La procédure est effectivement troublante, puisque les contraintes ne viennent pas des textes, mais des acteurs, qui en décident contractuellement. La question des moyens est donc cruciale. Le fonds de gestion des milieux naturels permet la mise en oeuvre du réseau et la réalisation des documents d'objectifs. Les dotations, si vous les votez dans quelques jours, progresseront de 4,8 % dans le budget, dans un contexte très contraint.
Les contrats les plus importants sont les mesures agro-environnementales hors et dans les CTE et ils sont pilotés par le ministère de l'agriculture. La poursuite du dispositif des contrats territoriaux d'exploitation est donc vitale pour nous, et j'y veille en coordination avec M. Hervé Gaymard.
Enfin, les crédits sont complétés par des fonds européens : le FEOGA-garantie, dans le cadre du plan de développement rural national, les fonds structurels et le programme. J'ai rencontré la commissaire européenne, Mme Walstrom, pour lui dire combien nous étions désireux que l'Union européenne continue à nous aider. Un groupe de travail a été constitué, auquel la France participe. Il fournira un rapport sur ce sujet.

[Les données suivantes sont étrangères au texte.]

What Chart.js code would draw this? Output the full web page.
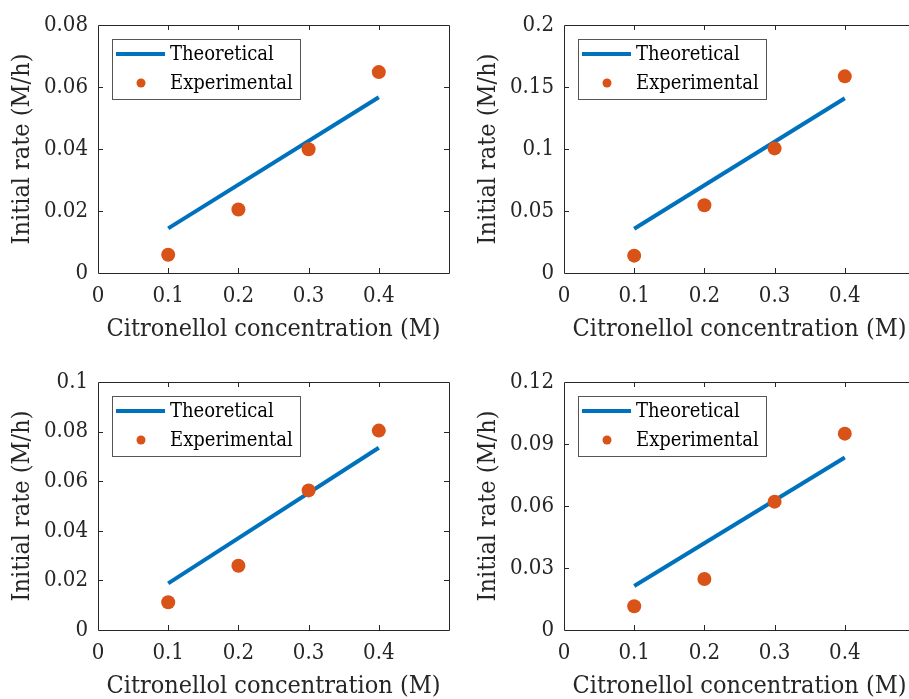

Pour conclure, monsieur le député, vous avez raison, Natura 2000 ne pourra se faire qu'avec nos concitoyens et non contre eux. Je vous invite donc, mais je sais que c'est le cas, à vous impliquer totalement dans la construction du réseau Natura 2000 sur le terrain, comme le fait par exemple le syndicat mixte des Alpilles, qui porte de belle façon la réflexion, ou, très près de chez vous, dans un département limitrophe du vôtre, la commune l'Argentière-la-Bessée. Natura 2000 se fera avec vous.
M. le président. La
parole est à M. Daniel Spagnou.
M. Daniel Spagnou. Je vous remercie, madame la ministre, pour la clarté de cette réponse. La mise au point que vous venez de faire était nécessaire.